| 文学作品としての古事記神話 【17最終回】火遠理の命と豊玉姫との唱和 (15845) |
- 日時:2025年11月18日 (火) 15時54分
名前:比較文化の好事家
【17】 火遠理の命と豊玉姫との唱和
豊玉姫が地上に出てきて、火遠理の命(山幸彦)に、「私は以前から妊娠していましたが、今、御子を生む時になりました。これを思いますと、天の神の御子を海中で生むことは出来ません。だから、地上に出て参りました」と、言いました。
そして、海辺の渚に鵜の羽を屋根にして産屋を造りましたが、その産屋が出来上がらないうちに、御子が生まれそうになったので、姫は産室にお入りになりました。
その時、夫の命に、「すべて他国の者は子を生む時になると、その本国の姿になって生むものです。それで、わたくしも元の身に戻って生もうと思いますが、その間、私を御覧にならないで下さい」と、申しました。
ところが火遠理の命は、その言葉を変に思われて、姫が今盛んに子をお生みになっている最中に覗いて御覧になると、長さ八丈もある長い鰐になって、はい廻っていました。そこで火遠理の命は恐れ驚いてにげ退きなさいました。
豊玉姫は、命が覗見なさった事を知って、恥ずかしく思い、御子を生んでおいて、「わたくしは常に海の道を通って地上に通おうと思っておりましたが、貴方がわたくしの姿を覗いてしまったので、恥ずかしいことです」といって、海中の道をふさいで帰ってしまいました。
しかしながら、後にはその覗見なさった御心を恨みながらも、夫恋しさに堪えられらないで、その御子を御養育申し上げるために、その妹の玉依姫を差しあげ、それに付けて歌を差し上げました。
赤玉は緒さへ光れど白玉の 君が装ひし貴くありけり (琥珀の赤い玉は、玉を貫いている緒までも光りますが 白玉のような美しい貴方の姿は高貴に輝いています)
それに対して、夫の火遠理の命がお答えなさった歌です、
沖つ鳥鴨つく島に我が率(い)寝し 妹(いも)は忘れじ世の尽に (鴨が寄り着く遠い島で、私が連れていって共寝をした 貴方のことは忘れられないよ。命の限り)
今回の話が『古事記』上巻(神代記)の最後の話です。続く「中巻」は、山幸彦の孫である神武天皇が国内をさらに平定するという話から始まります。
それにしても、今回の最後の歌二首は高貴・優美の極みとも言える唱和です。
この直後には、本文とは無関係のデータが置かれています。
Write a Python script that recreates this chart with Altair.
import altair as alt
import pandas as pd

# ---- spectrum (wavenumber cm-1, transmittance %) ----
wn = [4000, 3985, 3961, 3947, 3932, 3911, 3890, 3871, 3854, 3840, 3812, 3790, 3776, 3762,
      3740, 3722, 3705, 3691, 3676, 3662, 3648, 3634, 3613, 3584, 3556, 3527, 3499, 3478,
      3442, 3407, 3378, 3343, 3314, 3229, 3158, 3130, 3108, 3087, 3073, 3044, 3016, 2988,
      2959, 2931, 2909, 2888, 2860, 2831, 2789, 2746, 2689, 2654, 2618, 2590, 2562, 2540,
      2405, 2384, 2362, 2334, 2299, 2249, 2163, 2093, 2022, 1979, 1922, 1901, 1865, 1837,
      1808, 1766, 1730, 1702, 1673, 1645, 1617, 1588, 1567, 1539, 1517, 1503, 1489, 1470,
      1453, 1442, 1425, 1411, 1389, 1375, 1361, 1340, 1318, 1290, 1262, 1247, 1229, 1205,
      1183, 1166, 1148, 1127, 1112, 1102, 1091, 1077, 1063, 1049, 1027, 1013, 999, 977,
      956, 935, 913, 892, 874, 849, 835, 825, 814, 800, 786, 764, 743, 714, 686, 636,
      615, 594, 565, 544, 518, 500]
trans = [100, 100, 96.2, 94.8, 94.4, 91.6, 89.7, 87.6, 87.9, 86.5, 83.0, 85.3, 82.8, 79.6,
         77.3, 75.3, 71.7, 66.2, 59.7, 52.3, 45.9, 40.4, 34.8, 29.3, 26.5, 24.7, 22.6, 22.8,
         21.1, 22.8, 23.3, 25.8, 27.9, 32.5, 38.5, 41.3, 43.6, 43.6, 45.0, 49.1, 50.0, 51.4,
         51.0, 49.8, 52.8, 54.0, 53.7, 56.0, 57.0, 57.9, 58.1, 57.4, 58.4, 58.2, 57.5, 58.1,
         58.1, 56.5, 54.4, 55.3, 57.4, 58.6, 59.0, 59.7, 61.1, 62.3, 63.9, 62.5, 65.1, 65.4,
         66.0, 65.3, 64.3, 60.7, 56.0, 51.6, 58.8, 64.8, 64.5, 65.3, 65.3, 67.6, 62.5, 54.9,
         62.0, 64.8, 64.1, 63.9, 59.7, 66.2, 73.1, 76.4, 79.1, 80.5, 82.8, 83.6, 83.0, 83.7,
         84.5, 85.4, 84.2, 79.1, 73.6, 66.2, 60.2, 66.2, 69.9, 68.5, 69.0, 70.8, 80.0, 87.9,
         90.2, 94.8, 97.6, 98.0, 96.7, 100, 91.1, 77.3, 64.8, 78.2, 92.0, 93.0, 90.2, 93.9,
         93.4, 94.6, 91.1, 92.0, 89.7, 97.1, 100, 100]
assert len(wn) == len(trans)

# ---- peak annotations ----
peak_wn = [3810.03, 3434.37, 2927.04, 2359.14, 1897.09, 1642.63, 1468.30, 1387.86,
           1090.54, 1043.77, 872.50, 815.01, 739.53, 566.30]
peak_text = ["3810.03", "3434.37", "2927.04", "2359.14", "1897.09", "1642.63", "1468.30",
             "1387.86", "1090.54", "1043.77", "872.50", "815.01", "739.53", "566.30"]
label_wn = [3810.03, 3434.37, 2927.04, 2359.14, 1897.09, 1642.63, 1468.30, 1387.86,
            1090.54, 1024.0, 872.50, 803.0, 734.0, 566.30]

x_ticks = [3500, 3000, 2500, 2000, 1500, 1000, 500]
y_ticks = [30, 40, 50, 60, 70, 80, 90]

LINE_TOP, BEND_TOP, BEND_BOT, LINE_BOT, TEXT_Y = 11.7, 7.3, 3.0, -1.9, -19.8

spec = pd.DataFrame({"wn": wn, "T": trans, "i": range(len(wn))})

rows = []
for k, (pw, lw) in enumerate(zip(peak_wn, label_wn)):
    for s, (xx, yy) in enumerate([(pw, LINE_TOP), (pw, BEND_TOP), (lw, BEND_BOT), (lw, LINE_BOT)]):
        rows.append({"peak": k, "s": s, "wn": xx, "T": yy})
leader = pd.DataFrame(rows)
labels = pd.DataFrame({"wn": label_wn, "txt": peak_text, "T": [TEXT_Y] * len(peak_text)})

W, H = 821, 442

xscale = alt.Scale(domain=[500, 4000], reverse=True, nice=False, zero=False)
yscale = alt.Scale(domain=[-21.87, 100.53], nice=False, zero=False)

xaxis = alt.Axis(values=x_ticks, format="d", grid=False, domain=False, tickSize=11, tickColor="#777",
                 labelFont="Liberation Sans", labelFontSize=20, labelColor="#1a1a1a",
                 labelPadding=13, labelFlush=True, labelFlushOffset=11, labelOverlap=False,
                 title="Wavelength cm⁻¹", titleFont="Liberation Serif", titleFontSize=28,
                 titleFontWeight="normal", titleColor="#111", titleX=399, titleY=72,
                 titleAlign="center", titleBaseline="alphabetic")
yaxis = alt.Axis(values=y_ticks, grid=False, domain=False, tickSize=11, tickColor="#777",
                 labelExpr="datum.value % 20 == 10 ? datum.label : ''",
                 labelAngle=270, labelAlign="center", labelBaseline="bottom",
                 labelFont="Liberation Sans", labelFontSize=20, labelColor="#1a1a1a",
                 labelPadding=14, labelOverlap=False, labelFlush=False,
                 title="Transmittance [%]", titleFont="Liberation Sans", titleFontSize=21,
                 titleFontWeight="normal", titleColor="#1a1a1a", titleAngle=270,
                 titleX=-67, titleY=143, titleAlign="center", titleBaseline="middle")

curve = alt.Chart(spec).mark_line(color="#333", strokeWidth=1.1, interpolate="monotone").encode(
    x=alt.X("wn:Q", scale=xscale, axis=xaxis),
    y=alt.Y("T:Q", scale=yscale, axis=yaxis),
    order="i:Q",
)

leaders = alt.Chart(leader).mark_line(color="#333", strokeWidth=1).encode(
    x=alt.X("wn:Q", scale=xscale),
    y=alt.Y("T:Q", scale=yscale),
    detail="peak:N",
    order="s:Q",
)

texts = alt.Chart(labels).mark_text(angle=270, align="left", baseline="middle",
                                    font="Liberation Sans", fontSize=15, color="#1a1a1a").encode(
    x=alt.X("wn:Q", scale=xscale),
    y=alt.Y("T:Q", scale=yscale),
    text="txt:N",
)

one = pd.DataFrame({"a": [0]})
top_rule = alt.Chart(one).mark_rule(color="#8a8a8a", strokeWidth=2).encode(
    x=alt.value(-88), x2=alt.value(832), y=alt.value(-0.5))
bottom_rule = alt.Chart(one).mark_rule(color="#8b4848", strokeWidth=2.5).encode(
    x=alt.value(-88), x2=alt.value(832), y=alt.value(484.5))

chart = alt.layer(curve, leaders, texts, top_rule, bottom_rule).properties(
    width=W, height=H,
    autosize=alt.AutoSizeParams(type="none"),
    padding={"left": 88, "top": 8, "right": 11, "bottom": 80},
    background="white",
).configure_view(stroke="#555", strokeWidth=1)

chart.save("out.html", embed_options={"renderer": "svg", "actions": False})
鰐に戻って出産する現場を見られた姫の屈辱や怒りは消え去り、また、女が鰐であった事を知って逃げた夫の恐怖心もなくなって、二人が詠みあった歌です。
もっとも、この二つの歌はもともと『古事記』の物語とは別にあった歌で、『古事記』の構想を練った人々が、この物語の中に歌二首を入れたのだと言われています。
それにしても妻は離れた夫を高貴な魂(たま。玉)と見、夫は妻との最初の契りを永遠に忘れられないと呼びかけています。日本神話の特徴であった「小規模、かわいらしい、愛らしい」表現すらも消え去り、「高貴・優美」のみが凝縮した歌の感があります。
すでに指摘したように、『古事記』の本文にはストーリー展開上の無理が所々あるのですが、その無理を残してしまった『古事記』構想者も、神話の最終部にはよほど気を配ったと見えて、このような魂の美の唱和を置いております。『古事記』の日本神話は「政治的イデオロギー文書」や「狂信的宗教書」ではなく、「古い日本人の神観念と倫理感、さらに美意識と国家意識が表れている文学作品」なのです。